= Elizabeth Neesom =

English chartist and reformer (1797/8–1866)

Elizabeth Neesom (c. 1797/98 – 30 November 1866) was a prominent English Radical, Chartist, school teacher, social reformer, and advocate for the rights of women. She was the founding secretary of the London Female Democratic Association (LFDA) and later secretary of the Female Patriotic Radical Association.

== Early life ==
Elizabeth Neesom was born in Cheltenham, Gloucestershire. Little is known of her early life, but by 1830, she had moved to London, where she married Charles Neesom (1785–1861), a tailor from Scarborough, North Yorkshire. She was the stepmother to Charles's daughter from his first marriage, but Elizabeth and Charles had no children of their own.

== Political activism ==
Politically, Elizabeth and Charles were influenced by Thomas Spence, a Radical political thinker. They supported the National Union of the Working Classes (NUWC) and it is likely that Elizabeth also supported the Grand National Consolidated Trades Union, which advocated for the right of women to join trade unions. Elizabeth was described as one of the leading women Chartists in London.

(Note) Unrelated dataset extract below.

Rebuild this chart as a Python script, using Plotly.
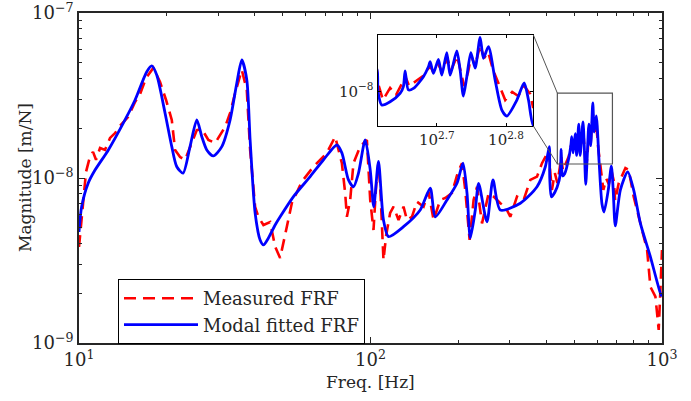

By the mid-1830s, she ran a small school in the back room of a news agency owned by herself and Charles. In 1835, they took in and looked after Allen Davenport, a well-known follower of Thomas Spence, while he was ill. Afterwards, Davenport and Charles Neesom and helped found the East London Democratic Association (ELDA) in 1837, in which Elizabeth was a key member. In April 1839, she was elected the founding secretary of the London Female Democratic Association (LFDA). As secretary of LFDA, she said the group "acknowledg[ed] the sovereignty of the people as our right, as free women (or women determined to be free) to rule ourselves", and called for universal suffrage. She focused on women's education, saying that a lack of this was the main hindrance to women politically and socially. The LFDA supported the People's Charter of 1838 and opposed the factory system and the New Poor Law, which they saw as oppressive. She also campaigned against alcohol and tobacco consumption.

In January 1841, the ELDA re-organised as a branch of the National Charter Association. Elizabeth helped form the Female Patriotic Radical Association and became its secretary. The group discussed female independence but also focused on mutual support among its members, allocating funds to assist those who were ill or to support the families of jailed Chartists. Elizabeth also conducted an adult women's school before each meeting.

In January 1840, during a crackdown on Chartists, Charles was arrested for sedition and conspiracy. The couple faced significant financial hardship during this period, as their possessions were seized, and Charles was imprisoned. Financially, Elizabeth relied heavily on the income from her school.

The charges against Charles were later dropped, and the couple continued their political activism. In October 1840, Charles and Elizabeth both led temperance groups. However, the mid-1840s brought internal divisions within the Chartist movement, leading to a decline in their influence. Charles was expelled from the National Charter Association, and the Elizabeth's temperance group likely disbanded. The couple struggled to maintain their various businesses amid increasing opposition.

In the late 1840s, Elizabeth and Charles became vegetarian, seeing it as a key part of their Radical beliefs. They joined the Vegetarian Society and promoted hydropathy (water cure) as a form of alternative medicine.

== Later life and death ==
The couple continued their reformist activities until Charles's death in 1861. Elizabeth continued to live in Bethnal Green until her death on 30 November 1866, aged 68. She was buried in Victoria Park Cemetery, Hackney.